One scene involving the child characters in the sewer has been controversial since the book’s publication. It is the most frequently cited reason that readers who otherwise love the novel express reservations about recommending it without caveats. King has addressed the passage in interviews, but its presence remains a sticking point for many.
Growing Up Means Forgetting How to Fight
The novel’s deepest insight isn’t about a monster. It’s about what happens to the fearlessness of childhood as people age. The Losers beat It as children because they believed they could. As adults, they’ve lost that belief. They’ve gained responsibilities, doubts, compromises, and the accumulated caution of decades. King suggests that growing up is its own kind of horror, a slow loss of the very qualities that once made people capable of facing the worst things imaginable. The forgetting that erases the Losers’ memories of Derry isn’t just a plot mechanism. It’s a metaphor for everything adults lose as they trade wonder for safety.
Should You Read It?
King fans who haven’t tackled it are missing one of his most personal and ambitious works. Readers who love sprawling, character-driven fiction and don’t mind horror as the delivery system should find this rewarding. If you have a high tolerance for length and a love for coming-of-age stories that happen to involve cosmic terror, this is the book.

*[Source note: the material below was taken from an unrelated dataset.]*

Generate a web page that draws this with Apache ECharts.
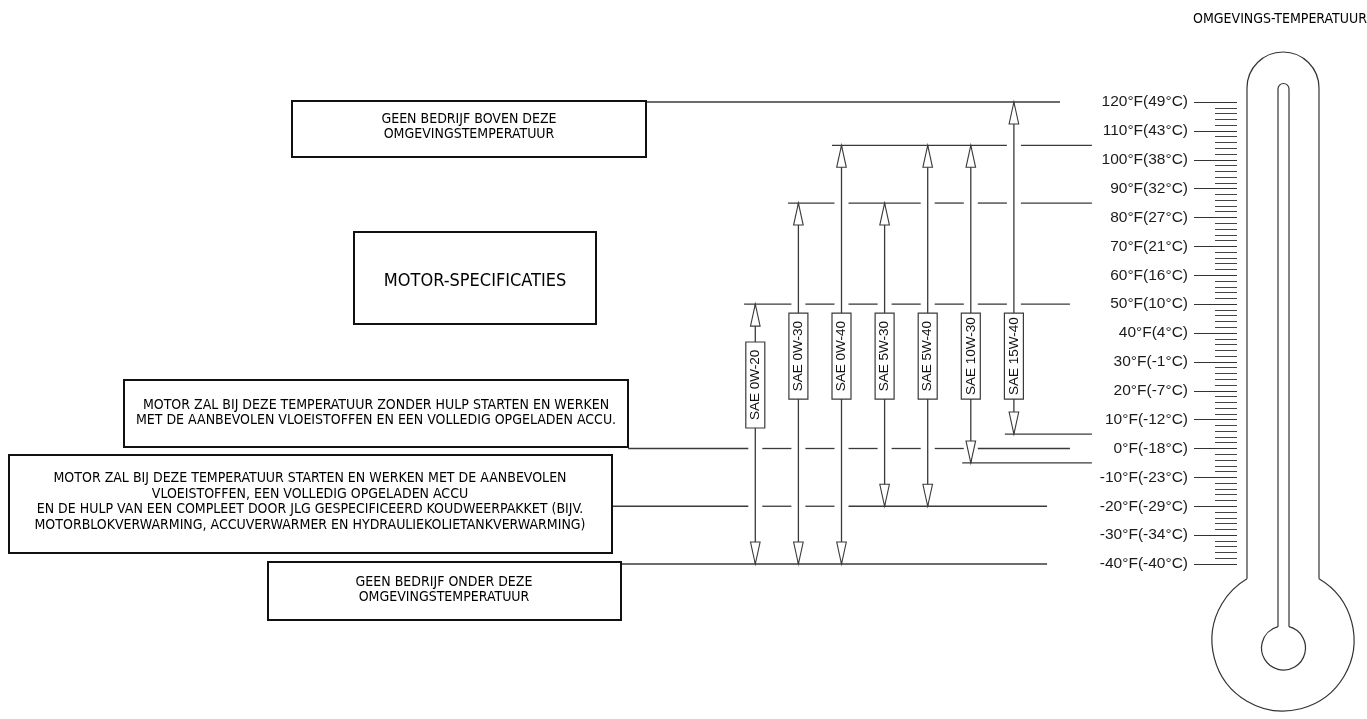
<!DOCTYPE html>
<html><head><meta charset="utf-8">
<script src="https://cdn.jsdelivr.net/npm/echarts@6/dist/echarts.min.js"></script>
<style>html,body{margin:0;padding:0;background:#fff}#c{width:1367px;height:719px}</style>
</head><body><div id="c"></div>
<script>
// ---------------- DATA ----------------
const grades = ['SAE 0W-20','SAE 0W-30','SAE 0W-40','SAE 5W-30','SAE 5W-40','SAE 10W-30','SAE 15W-40'];
const maxTempF = [50, 85, 105, 85, 105, 105, 120];
const minTempF = [-40, -40, -40, -20, -20, -5, 5];
const refTempF = [120, 105, 85, 50, 5, 0, -5, -20, -40];
const tickTempF = [-40,-30,-20,-10,0,10,20,30,40,50,60,70,80,90,100,110,120];
const tickLabels = ['-40°F(-40°C)','-30°F(-34°C)','-20°F(-29°C)','-10°F(-23°C)','0°F(-18°C)','10°F(-12°C)','20°F(-7°C)','30°F(-1°C)','40°F(4°C)','50°F(10°C)','60°F(16°C)','70°F(21°C)','80°F(27°C)','90°F(32°C)','100°F(38°C)','110°F(43°C)','120°F(49°C)'];
const titleText = 'OMGEVINGS-TEMPERATUUR';
const noteAbove = 'GEEN BEDRIJF BOVEN DEZE\nOMGEVINGSTEMPERATUUR';
const noteSpec = 'MOTOR-SPECIFICATIES';
const noteUnaided = 'MOTOR ZAL BIJ DEZE TEMPERATUUR ZONDER HULP STARTEN EN WERKEN\nMET DE AANBEVOLEN VLOEISTOFFEN EN EEN VOLLEDIG OPGELADEN ACCU.';
const noteAided = 'MOTOR ZAL BIJ DEZE TEMPERATUUR STARTEN EN WERKEN MET DE AANBEVOLEN\nVLOEISTOFFEN, EEN VOLLEDIG OPGELADEN ACCU\nEN DE HULP VAN EEN COMPLEET DOOR JLG GESPECIFICEERD KOUDWEERPAKKET (BIJV.\nMOTORBLOKVERWARMING, ACCUVERWARMER EN HYDRAULIEKOLIETANKVERWARMING)';
const noteBelow = 'GEEN BEDRIJF ONDER DEZE\nOMGEVINGSTEMPERATUUR';

// ---------------- LAYOUT ----------------
const W = 1367;
const COL0 = 755.3, COLW = 43.1;            // pixel of first grade column, column spacing
const GRID_TOP = 102, GRID_H = 462;
// horizontal extent of each reference line, in grade-column units
const refExtent = [[-2.55,7.07],[1.78,7.81],[0.76,7.81],[-0.26,7.30],[5.79,7.81],[-2.95,7.30],[4.80,7.81],[-3.32,6.77],[-3.12,6.77]];
const labelCenterF = [22, 32, 32, 32, 32, 32, 32];
const LINE_COLOR = '#3a3a3a';
const NARROW = "'Liberation Sans Narrow','DejaVu Sans Condensed',sans-serif";
const SANS = "'Liberation Sans',Arial,sans-serif";
const GAP = 7, ARROW_L = 22, ARROW_HW = 4.8, BOX_W = 19, BOX_H = 86;

const chart = echarts.init(document.getElementById('c'), null, {renderer: 'canvas'});

function refLineItem(params, api) {
  const i = api.value(0), t = api.value(1);
  const ext = refExtent[i];
  const x0 = api.coord([ext[0], t])[0], x1 = api.coord([ext[1], t])[0];
  const y = api.coord([0, t])[1];
  const cuts = [];
  for (let g = 0; g < grades.length; g++) {
    if (minTempF[g] < t && t < maxTempF[g]) {
      const xg = api.coord([g, t])[0];
      if (xg > x0 && xg < x1) cuts.push(xg);
    }
  }
  cuts.sort((a, b) => a - b);
  const children = [];
  let s = x0;
  cuts.forEach(c => {
    children.push({type: 'line', shape: {x1: s, y1: y, x2: c - GAP, y2: y}, style: {stroke: LINE_COLOR, lineWidth: 1.3}});
    s = c + GAP;
  });
  children.push({type: 'line', shape: {x1: s, y1: y, x2: x1, y2: y}, style: {stroke: LINE_COLOR, lineWidth: 1.3}});
  return {type: 'group', children};
}

function gradeItem(params, api) {
  const i = api.value(0), lo = api.value(1), hi = api.value(2);
  const x = api.coord([i, hi])[0];
  const yTop = api.coord([i, hi])[1];
  const yBot = api.coord([i, lo])[1];
  const yLab = api.coord([i, labelCenterF[i]])[1];
  const st = {stroke: LINE_COLOR, lineWidth: 1.3};
  return {type: 'group', children: [
    {type: 'line', shape: {x1: x, y1: yTop, x2: x, y2: yBot}, style: st},
    {type: 'polygon', shape: {points: [[x, yTop], [x - ARROW_HW, yTop + ARROW_L], [x + ARROW_HW, yTop + ARROW_L]]}, style: {fill: '#fff', stroke: LINE_COLOR, lineWidth: 1.1}},
    {type: 'polygon', shape: {points: [[x, yBot], [x - ARROW_HW, yBot - ARROW_L], [x + ARROW_HW, yBot - ARROW_L]]}, style: {fill: '#fff', stroke: LINE_COLOR, lineWidth: 1.1}},
    {type: 'rect', shape: {x: x - BOX_W / 2, y: yLab - BOX_H / 2, width: BOX_W, height: BOX_H}, style: {fill: '#fff', stroke: LINE_COLOR, lineWidth: 1.2}},
    {type: 'text', x: x, y: yLab, rotation: Math.PI / 2, style: {text: grades[i], fontSize: 13.5, fontFamily: SANS, fill: '#111', align: 'center', verticalAlign: 'middle'}}
  ]};
}

function box(x, y, w, h, text, cx, cy, size) {
  return [
    {type: 'rect', shape: {x, y, width: w, height: h}, style: {fill: '#fff', stroke: '#111', lineWidth: 2}, z: 10},
    {type: 'text', x: cx, y: cy, style: {text, fontSize: size, fontFamily: NARROW, fill: '#000', align: 'center', verticalAlign: 'middle', lineHeight: size + 1.5}, z: 11}
  ];
}

// thermometer outline (decoration)
const TH = {cx: 1283, wallL: 1247, wallR: 1319, topCy: 88, bulbCy: 640, bulbR: 71,
            tubeL: 1278, tubeR: 1289, tubeTopCy: 89, innerCy: 648, innerR: 22};
const thStroke = {fill: 'none', stroke: '#333', lineWidth: 1.2};
const oDy = Math.sqrt(TH.bulbR * TH.bulbR - 36 * 36);
const oA = Math.atan2(-oDy, 36);
const iHalf = (TH.tubeR - TH.tubeL) / 2;
const iCx = (TH.tubeR + TH.tubeL) / 2;
const iDy = Math.sqrt(TH.innerR * TH.innerR - iHalf * iHalf);
const iA = Math.atan2(-iDy, iHalf);
const thermo = [
  {type: 'arc', shape: {cx: TH.cx, cy: TH.topCy, r: 36, startAngle: Math.PI, endAngle: 2 * Math.PI, clockwise: true}, style: thStroke},
  {type: 'line', shape: {x1: TH.wallL, y1: TH.topCy, x2: TH.wallL, y2: TH.bulbCy - oDy}, style: thStroke},
  {type: 'line', shape: {x1: TH.wallR, y1: TH.topCy, x2: TH.wallR, y2: TH.bulbCy - oDy}, style: thStroke},
  {type: 'arc', shape: {cx: TH.cx, cy: TH.bulbCy, r: TH.bulbR, startAngle: oA, endAngle: Math.PI - oA, clockwise: true}, style: thStroke},
  {type: 'arc', shape: {cx: iCx, cy: TH.tubeTopCy, r: iHalf, startAngle: Math.PI, endAngle: 2 * Math.PI, clockwise: true}, style: thStroke},
  {type: 'line', shape: {x1: TH.tubeL, y1: TH.tubeTopCy, x2: TH.tubeL, y2: TH.innerCy - iDy}, style: thStroke},
  {type: 'line', shape: {x1: TH.tubeR, y1: TH.tubeTopCy, x2: TH.tubeR, y2: TH.innerCy - iDy}, style: thStroke},
  {type: 'arc', shape: {cx: iCx, cy: TH.innerCy, r: TH.innerR, startAngle: iA, endAngle: Math.PI - iA, clockwise: true}, style: thStroke}
];

const graphic = [].concat(
  box(292, 101, 354, 56, noteAbove, 469, 127, 14),
  box(354, 232, 242, 92, noteSpec, 475, 281, 18),
  box(124, 380, 504, 67, noteUnaided, 376, 413, 14),
  box(9, 455, 603, 98, noteAided, 310, 502, 14),
  box(268, 562, 353, 58, noteBelow, 444, 590, 14),
  [{type: 'text', x: 1280, y: 19, style: {text: titleText, fontSize: 14, fontFamily: NARROW, fill: '#000', align: 'center', verticalAlign: 'middle'}}],
  thermo
);

chart.setOption({
  animation: false,
  backgroundColor: '#fff',
  grid: [
    {left: 0, right: 0, top: GRID_TOP, height: GRID_H},
    {left: 1237, width: 20, top: GRID_TOP, height: GRID_H}
  ],
  xAxis: [
    {type: 'value', gridIndex: 0, min: -COL0 / COLW, max: (W - COL0) / COLW, show: false},
    {type: 'value', gridIndex: 1, min: 0, max: 1, show: false}
  ],
  yAxis: [
    {type: 'value', gridIndex: 0, min: -40, max: 120, show: false},
    {type: 'value', gridIndex: 1, position: 'left', min: -40, max: 120, interval: 10,
      axisLine: {show: false},
      axisTick: {show: true, length: 43, lineStyle: {color: '#333', width: 1}},
      minorTick: {show: true, splitNumber: 5, length: 22, lineStyle: {color: '#444', width: 1}},
      splitLine: {show: false}, minorSplitLine: {show: false},
      axisLabel: {margin: 49, fontSize: 15.5, fontFamily: SANS, color: '#1a1a1a',
        formatter: v => tickLabels[tickTempF.indexOf(v)] || ''}
    }
  ],
  series: [
    {type: 'custom', xAxisIndex: 0, yAxisIndex: 0, renderItem: refLineItem, clip: false, z: 2,
      data: refTempF.map((t, i) => [i, t])},
    {type: 'custom', xAxisIndex: 0, yAxisIndex: 0, renderItem: gradeItem, clip: false, z: 3,
      data: grades.map((g, i) => [i, minTempF[i], maxTempF[i]])}
  ],
  graphic
});
</script></body></html>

Skip it if you need tight plotting and editorial discipline. At 1,100 pages, this is King at his most expansive, and that includes stretches that could have been cut. Readers sensitive to violence against children should also approach with caution, as the book puts its young characters through considerable physical and psychological danger.
The Verdict on It
Stephen King’s 1986 epic is one of horror fiction’s most ambitious and polarizing novels. At over 1,100 pages, it’s a massive commitment that rewards the investment with some of the most vivid childhood friendships in fiction, a villain that has become a cultural icon, and a meditation on memory and fear that goes far deeper than its monster premise suggests. The length is both its greatest strength and its biggest barrier. King’s willingness to digress and explore is what gives the book its richness, but it also means that not every reader will make it to the end. Those who do tend to consider it one of the most impactful reading experiences of their lives.